_Supplied information_.
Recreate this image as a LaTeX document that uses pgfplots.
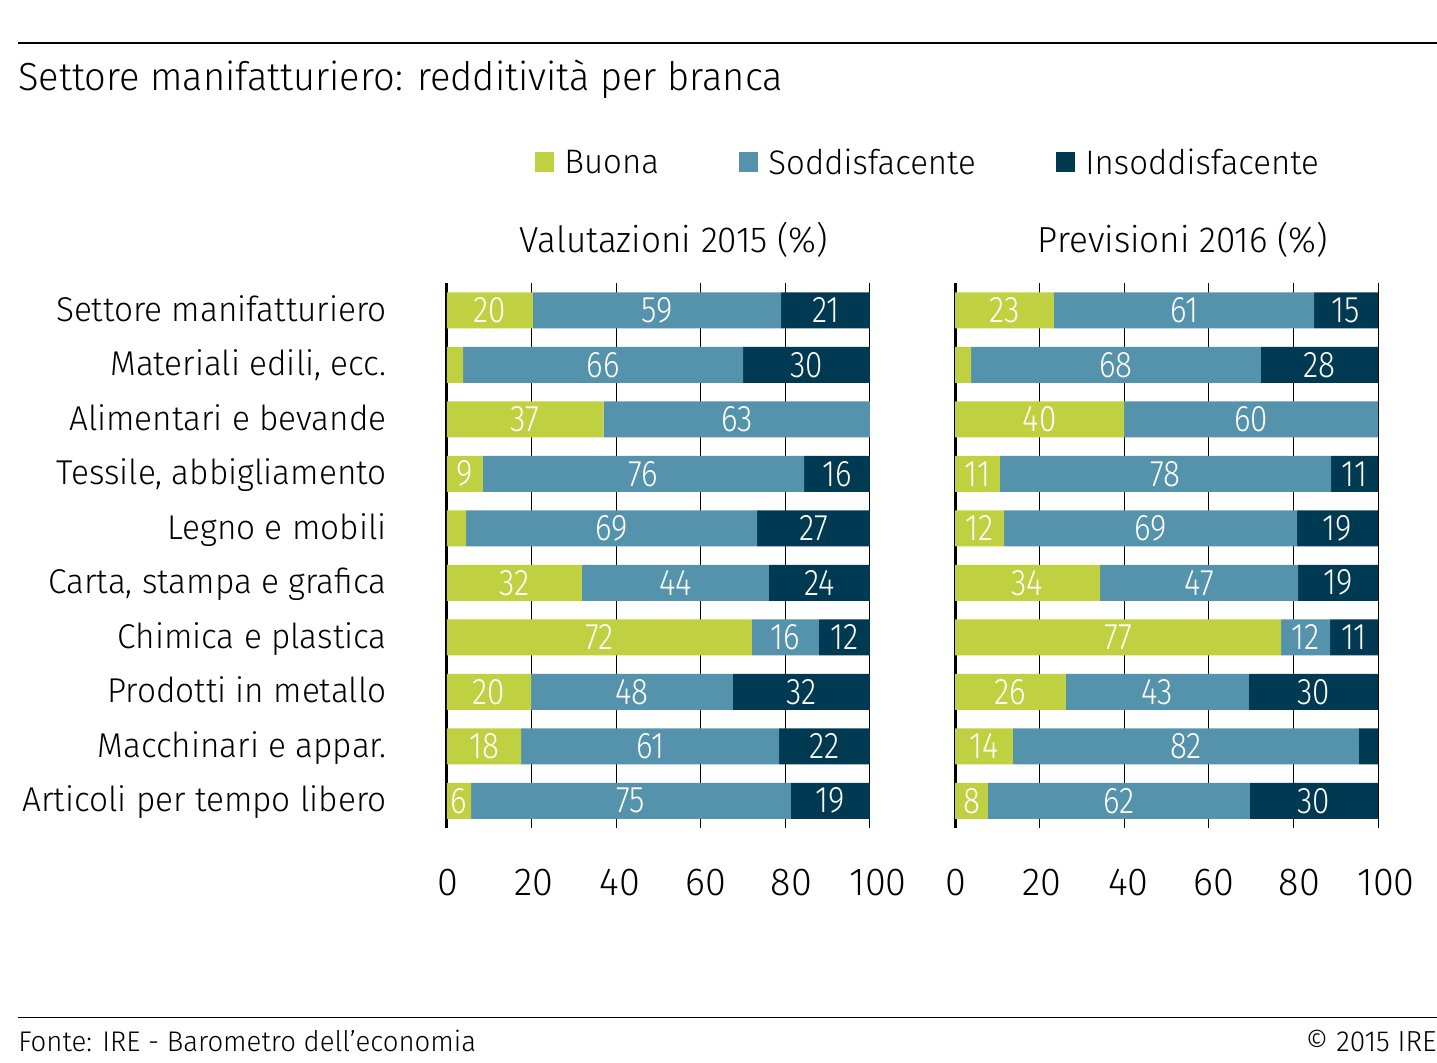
\documentclass[border=0pt]{standalone}
\usepackage{fontspec}
\IfFontExistsTF{Fira Sans Light}{%
  \setmainfont{Fira Sans Light}[FakeStretch=0.97]%
  \newfontfamily\numfont{Fira Sans Light}[FakeStretch=0.85]}{%
  \setmainfont{Fira Sans}[FakeStretch=0.97]%
  \newfontfamily\numfont{Fira Sans}[FakeStretch=0.85]}
\usepackage{pgfplots}
\usepackage{pgfplotstable}
\pgfplotsset{compat=1.18}
\definecolor{cB}{HTML}{BFD141}
\definecolor{cS}{HTML}{5593AD}
\definecolor{cI}{HTML}{003A52}

% segment lengths (%), 2015
\pgfplotstableread{
idx b s i
0 20.3 58.7 21.0
1 3.8 66.2 30.0
2 37.0 63.0 0.0
3 8.5 75.9 15.6
4 4.5 68.8 26.7
5 31.9 44.2 23.9
6 72.1 15.8 12.1
7 19.9 47.7 32.4
8 17.5 61.0 21.5
9 5.7 75.6 18.7
}\tabA
% segment lengths (%), 2016
\pgfplotstableread{
idx b s i
0 23.4 61.5 15.1
1 3.8 68.5 27.7
2 40.0 60.0 0.0
3 10.6 78.3 11.1
4 11.6 69.3 19.1
5 34.3 46.8 18.9
6 77.1 11.6 11.3
7 26.2 43.3 30.5
8 13.7 81.8 4.5
9 7.8 61.9 30.3
}\tabB
% value labels at segment centres
\pgfplotstableread{
x y lab
10.15 0 20
49.65 0 59
89.5 0 21
36.9 1 66
85.0 1 30
18.5 2 37
68.5 2 63
4.25 3 9
46.45 3 76
92.2 3 16
38.9 4 69
86.65 4 27
15.95 5 32
54.0 5 44
88.05 5 24
36.05 6 72
80.0 6 16
93.95 6 12
9.95 7 20
43.75 7 48
83.8 7 32
8.75 8 18
48.0 8 61
89.25 8 22
2.85 9 6
43.5 9 75
90.65 9 19
}\labA
\pgfplotstableread{
x y lab
11.7 0 23
54.15 0 61
92.45 0 15
38.05 1 68
86.15 1 28
20.0 2 40
70.0 2 60
5.3 3 11
49.75 3 78
94.45 3 11
5.8 4 12
46.25 4 69
90.45 4 19
17.15 5 34
57.7 5 47
90.55 5 19
38.55 6 77
82.9 6 12
94.35 6 11
13.1 7 26
47.85 7 43
84.75 7 30
6.85 8 14
54.6 8 82
3.9 9 8
38.75 9 62
84.85 9 30
}\labB

\pgfplotsset{
  geom/.style={scale only axis, width=211.5pt, height=272.5pt,
    xmin=0, xmax=100, ymin=-0.5, ymax=9.5, y dir=reverse, clip=false},
  panel/.style={geom,
    xbar stacked, bar width=18pt,
    axis x line*=bottom, x axis line style={draw=none},
    axis y line*=left, y axis line style={line width=1.5pt, black},
    xmajorgrids, grid style={black, line width=0.5pt},
    xtick={0,20,40,60,80,100},
    xticklabels={\hspace*{1pt}0,\hspace*{2.5pt}20,\hspace*{4pt}40,\hspace*{5pt}60,\hspace*{6pt}80,\hspace*{8pt}100},
    major tick length=0pt,
    ytick={0,1,2,3,4,5,6,7,8,9},
    xticklabel style={anchor=center, inner sep=0pt, yshift=-27.5pt, font=\fontsize{19.5}{20}\selectfont},
    yticklabel style={anchor=base east, inner sep=0pt, xshift=-30pt, yshift=-5.5pt, font=\fontsize{17.2}{18}\selectfont},
  },
  labs/.style={geom, axis lines=none, xtick=\empty, ytick=\empty},
}

\begin{document}
\begin{tikzpicture}
\path[use as bounding box] (0,0) rectangle (718.5pt,-531.5pt);
\draw[line width=0.6pt] (9pt,-21.5pt) -- (718.5pt,-21.5pt);
\node[anchor=base west, inner sep=0pt, font=\fontsize{19.6}{22}\selectfont] at (9pt,-45.5pt) {Settore manifatturiero: redditività per branca};

\begin{axis}[panel, at={(223.5pt,-414pt)}, anchor=south west,
  yticklabels={Settore manifatturiero, {Materiali edili, ecc.}, Alimentari e bevande, {Tessile, abbigliamento}, Legno e mobili, {Carta, stampa e grafica}, Chimica e plastica, Prodotti in metallo, Macchinari e appar., Articoli per tempo libero},
]
\addplot[fill=cB, draw=none] table[x=b, y=idx] {\tabA};
\addplot[fill=cS, draw=none] table[x=s, y=idx] {\tabA};
\addplot[fill=cI, draw=none] table[x=i, y=idx] {\tabA};
\end{axis}
\begin{axis}[labs, at={(223.5pt,-414pt)}, anchor=south west]
\addplot[draw=none, mark=none, nodes near coords, point meta=explicit symbolic,
  every node near coord/.append style={anchor=center, inner sep=0pt, text=white, font=\numfont\fontsize{18.5}{20}\selectfont}]
  table[x=x, y=y, meta=lab] {\labA};
\end{axis}

\begin{axis}[panel, at={(477.5pt,-414pt)}, anchor=south west, yticklabels={}]
\addplot[fill=cB, draw=none] table[x=b, y=idx] {\tabB};
\addplot[fill=cS, draw=none] table[x=s, y=idx] {\tabB};
\addplot[fill=cI, draw=none] table[x=i, y=idx] {\tabB};
\end{axis}
\begin{axis}[labs, at={(477.5pt,-414pt)}, anchor=south west]
\addplot[draw=none, mark=none, nodes near coords, point meta=explicit symbolic,
  every node near coord/.append style={anchor=center, inner sep=0pt, text=white, font=\numfont\fontsize{18.5}{20}\selectfont}]
  table[x=x, y=y, meta=lab] {\labB};
\end{axis}

% legend
\fill[cB] (267.5pt,-76pt) rectangle (277pt,-86pt);
\node[anchor=west, inner sep=0pt, font=\fontsize{17}{18}\selectfont] at (282pt,-81pt) {Buona};
\fill[cS] (369.5pt,-76pt) rectangle (379pt,-86pt);
\node[anchor=west, inner sep=0pt, font=\fontsize{17}{18}\selectfont] at (384pt,-81pt) {Soddisfacente};
\fill[cI] (528pt,-76pt) rectangle (537.5pt,-86pt);
\node[anchor=west, inner sep=0pt, font=\fontsize{17}{18}\selectfont] at (542.5pt,-81pt) {Insoddisfacente};

\node[anchor=center, inner sep=0pt, font=\fontsize{18.1}{19}\selectfont] at (337pt,-120pt) {Valutazioni 2015 (\%)};
\node[anchor=center, inner sep=0pt, font=\fontsize{18.1}{19}\selectfont] at (591.5pt,-120pt) {Previsioni 2016 (\%)};

\draw[line width=0.5pt] (9pt,-509pt) -- (718.5pt,-509pt);
\node[anchor=base west, inner sep=0pt, font=\fontsize{14.2}{16}\selectfont] at (9pt,-526pt) {Fonte: IRE - Barometro dell'economia};
\node[anchor=base east, inner sep=0pt, font=\fontsize{14.5}{16}\selectfont] at (718.5pt,-526pt) {© 2015 IRE};
\end{tikzpicture}
\end{document}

_What you should do_. Return the listing above in full and without alteration, excluding its pictures.

_Finished exercise_.
Recreate this image as a LaTeX document that uses pgfplots.
\documentclass[border=0pt]{standalone}
\usepackage{fontspec}
\IfFontExistsTF{Fira Sans Light}{%
  \setmainfont{Fira Sans Light}[FakeStretch=0.97]%
  \newfontfamily\numfont{Fira Sans Light}[FakeStretch=0.85]}{%
  \setmainfont{Fira Sans}[FakeStretch=0.97]%
  \newfontfamily\numfont{Fira Sans}[FakeStretch=0.85]}
\usepackage{pgfplots}
\usepackage{pgfplotstable}
\pgfplotsset{compat=1.18}
\definecolor{cB}{HTML}{BFD141}
\definecolor{cS}{HTML}{5593AD}
\definecolor{cI}{HTML}{003A52}

% segment lengths (%), 2015
\pgfplotstableread{
idx b s i
0 20.3 58.7 21.0
1 3.8 66.2 30.0
2 37.0 63.0 0.0
3 8.5 75.9 15.6
4 4.5 68.8 26.7
5 31.9 44.2 23.9
6 72.1 15.8 12.1
7 19.9 47.7 32.4
8 17.5 61.0 21.5
9 5.7 75.6 18.7
}\tabA
% segment lengths (%), 2016
\pgfplotstableread{
idx b s i
0 23.4 61.5 15.1
1 3.8 68.5 27.7
2 40.0 60.0 0.0
3 10.6 78.3 11.1
4 11.6 69.3 19.1
5 34.3 46.8 18.9
6 77.1 11.6 11.3
7 26.2 43.3 30.5
8 13.7 81.8 4.5
9 7.8 61.9 30.3
}\tabB
% value labels at segment centres
\pgfplotstableread{
x y lab
10.15 0 20
49.65 0 59
89.5 0 21
36.9 1 66
85.0 1 30
18.5 2 37
68.5 2 63
4.25 3 9
46.45 3 76
92.2 3 16
38.9 4 69
86.65 4 27
15.95 5 32
54.0 5 44
88.05 5 24
36.05 6 72
80.0 6 16
93.95 6 12
9.95 7 20
43.75 7 48
83.8 7 32
8.75 8 18
48.0 8 61
89.25 8 22
2.85 9 6
43.5 9 75
90.65 9 19
}\labA
\pgfplotstableread{
x y lab
11.7 0 23
54.15 0 61
92.45 0 15
38.05 1 68
86.15 1 28
20.0 2 40
70.0 2 60
5.3 3 11
49.75 3 78
94.45 3 11
5.8 4 12
46.25 4 69
90.45 4 19
17.15 5 34
57.7 5 47
90.55 5 19
38.55 6 77
82.9 6 12
94.35 6 11
13.1 7 26
47.85 7 43
84.75 7 30
6.85 8 14
54.6 8 82
3.9 9 8
38.75 9 62
84.85 9 30
}\labB

\pgfplotsset{
  geom/.style={scale only axis, width=211.5pt, height=272.5pt,
    xmin=0, xmax=100, ymin=-0.5, ymax=9.5, y dir=reverse, clip=false},
  panel/.style={geom,
    xbar stacked, bar width=18pt,
    axis x line*=bottom, x axis line style={draw=none},
    axis y line*=left, y axis line style={line width=1.5pt, black},
    xmajorgrids, grid style={black, line width=0.5pt},
    xtick={0,20,40,60,80,100},
    xticklabels={\hspace*{1pt}0,\hspace*{2.5pt}20,\hspace*{4pt}40,\hspace*{5pt}60,\hspace*{6pt}80,\hspace*{8pt}100},
    major tick length=0pt,
    ytick={0,1,2,3,4,5,6,7,8,9},
    xticklabel style={anchor=center, inner sep=0pt, yshift=-27.5pt, font=\fontsize{19.5}{20}\selectfont},
    yticklabel style={anchor=base east, inner sep=0pt, xshift=-30pt, yshift=-5.5pt, font=\fontsize{17.2}{18}\selectfont},
  },
  labs/.style={geom, axis lines=none, xtick=\empty, ytick=\empty},
}

\begin{document}
\begin{tikzpicture}
\path[use as bounding box] (0,0) rectangle (718.5pt,-531.5pt);
\draw[line width=0.6pt] (9pt,-21.5pt) -- (718.5pt,-21.5pt);
\node[anchor=base west, inner sep=0pt, font=\fontsize{19.6}{22}\selectfont] at (9pt,-45.5pt) {Settore manifatturiero: redditività per branca};

\begin{axis}[panel, at={(223.5pt,-414pt)}, anchor=south west,
  yticklabels={Settore manifatturiero, {Materiali edili, ecc.}, Alimentari e bevande, {Tessile, abbigliamento}, Legno e mobili, {Carta, stampa e grafica}, Chimica e plastica, Prodotti in metallo, Macchinari e appar., Articoli per tempo libero},
]
\addplot[fill=cB, draw=none] table[x=b, y=idx] {\tabA};
\addplot[fill=cS, draw=none] table[x=s, y=idx] {\tabA};
\addplot[fill=cI, draw=none] table[x=i, y=idx] {\tabA};
\end{axis}
\begin{axis}[labs, at={(223.5pt,-414pt)}, anchor=south west]
\addplot[draw=none, mark=none, nodes near coords, point meta=explicit symbolic,
  every node near coord/.append style={anchor=center, inner sep=0pt, text=white, font=\numfont\fontsize{18.5}{20}\selectfont}]
  table[x=x, y=y, meta=lab] {\labA};
\end{axis}

\begin{axis}[panel, at={(477.5pt,-414pt)}, anchor=south west, yticklabels={}]
\addplot[fill=cB, draw=none] table[x=b, y=idx] {\tabB};
\addplot[fill=cS, draw=none] table[x=s, y=idx] {\tabB};
\addplot[fill=cI, draw=none] table[x=i, y=idx] {\tabB};
\end{axis}
\begin{axis}[labs, at={(477.5pt,-414pt)}, anchor=south west]
\addplot[draw=none, mark=none, nodes near coords, point meta=explicit symbolic,
  every node near coord/.append style={anchor=center, inner sep=0pt, text=white, font=\numfont\fontsize{18.5}{20}\selectfont}]
  table[x=x, y=y, meta=lab] {\labB};
\end{axis}

% legend
\fill[cB] (267.5pt,-76pt) rectangle (277pt,-86pt);
\node[anchor=west, inner sep=0pt, font=\fontsize{17}{18}\selectfont] at (282pt,-81pt) {Buona};
\fill[cS] (369.5pt,-76pt) rectangle (379pt,-86pt);
\node[anchor=west, inner sep=0pt, font=\fontsize{17}{18}\selectfont] at (384pt,-81pt) {Soddisfacente};
\fill[cI] (528pt,-76pt) rectangle (537.5pt,-86pt);
\node[anchor=west, inner sep=0pt, font=\fontsize{17}{18}\selectfont] at (542.5pt,-81pt) {Insoddisfacente};

\node[anchor=center, inner sep=0pt, font=\fontsize{18.1}{19}\selectfont] at (337pt,-120pt) {Valutazioni 2015 (\%)};
\node[anchor=center, inner sep=0pt, font=\fontsize{18.1}{19}\selectfont] at (591.5pt,-120pt) {Previsioni 2016 (\%)};

\draw[line width=0.5pt] (9pt,-509pt) -- (718.5pt,-509pt);
\node[anchor=base west, inner sep=0pt, font=\fontsize{14.2}{16}\selectfont] at (9pt,-526pt) {Fonte: IRE - Barometro dell'economia};
\node[anchor=base east, inner sep=0pt, font=\fontsize{14.5}{16}\selectfont] at (718.5pt,-526pt) {© 2015 IRE};
\end{tikzpicture}
\end{document}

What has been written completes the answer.